I’ve always liked the Duggar family–I liked that they were a Christian family who were dedicated to homeschooling all those kids. I liked their values and how they treated each other (at least how they appeared to treat each other on television). However, I must admit, I’ve often marveled at the fact that the mom is always happy and soft spoken–even with 19 kids. Additionally, why don’t you ever see the kids crying or bickering or throwing fits? (I’ve always just chalked it up to good editing on the show’s part.)
Apparently, the Duggars follow Gothard’s Advanced Training Institute (ATI) homeschooling program. Admittedly, I know little about this program, so I had to do a little research. What I came across most was that a little anger is acceptable, but mainly that happiness is the only “acceptable” emotion.
“One key idea teaches the importance of a joyful countenance and a light in your eyes. This is a measure of how mighty you are in spirit. Not only that, it is also an indicator of your respect for authority. Bill Gothard explains in the Basic Seminar session on How To Relate to Four Authorities that if you look unhappy, you are publicly shaming your authority. In parenting, that means that if the kid looks unhappy, it is a personal offense against the parents. He also teaches that unhappiness is the result of ungratefulness, and that anger comes from not yielding our rights to God. This boils down to the idea that if you are not cheerful, you are not pleasing God,” reports the Home Educating Family blog.
This is where it starts to sound a little like Scientology parenting to me.
Again, as a Christian, I know little about Scientology–probably the same amount that most of you see and read about in the media. However, the push to homeschool, the “silent birth” and suppression of some emotions and pretending to be happy reminds me a little of what the Duggars are practicing.
Astra W., who was raised in the Scientology principles as a child, says, “If I was ill, my mother gave me a ‘touch assist’ where I would lie down and close my eyes and she would touch me with her finger and ask, ‘feel my finger.’ This was also done until I felt better. I never felt better from theses [sic] processes but would have to pretend I did because she wouldn’t stop until I said I felt good. Throughout my years in scientology, in all the auditing I received I never felt good at the end. I made up wins to get it over with and generally felt relief that it was over and dread that I would have to have another session. I kept this secret always because it is scientology policy that if a person does not get gain from auditing, it means they are a suppressive person.”

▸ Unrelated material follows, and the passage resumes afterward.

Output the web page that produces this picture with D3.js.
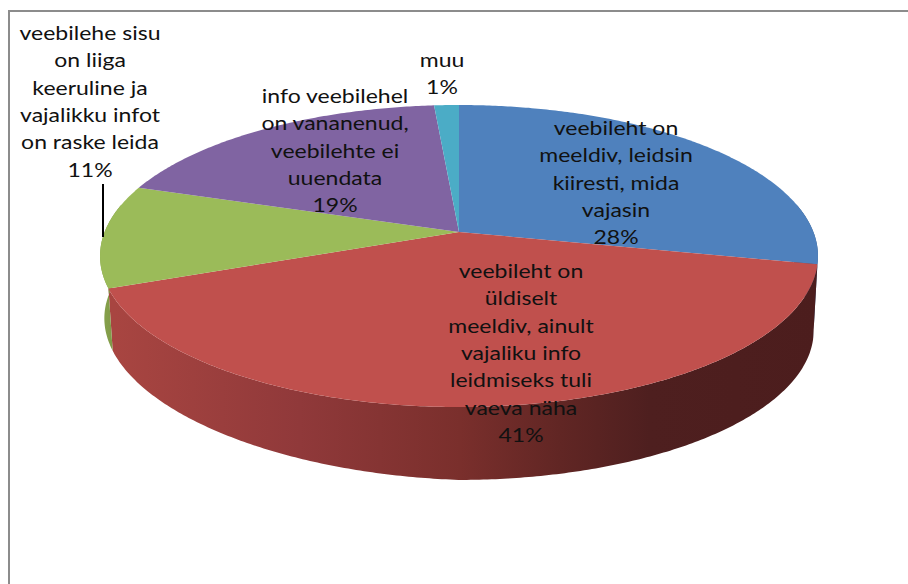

Scientology ensures that people are following their principles through extreme techniques.
“Children as young as 6 … can undergo ‘security checking,’ aka ‘sec checking in Scientology. The Village Voice reports this act uses an interrogation device, called an e-meter — along with a host of questions that come from an ‘ethics officer’ — to see if members of the church (kids included) are hiding anything,” reports iVillage.
“In theory, parents help construct a self-contained world for children, so all their teachers — including dance instructors and soccer coaches — ideally practice Scientology.”
The issue that I have with these religions is the suppression of healthy emotions for kids. If kids aren’t allowed to show anger or hurt or have to pretend that they are ok when they’re really not, how will they develop regular life coping skills? Life is messy and happy and painful and exciting and upsetting and … all of those emotions wrapped up together. What’s wrong with kids expressing that?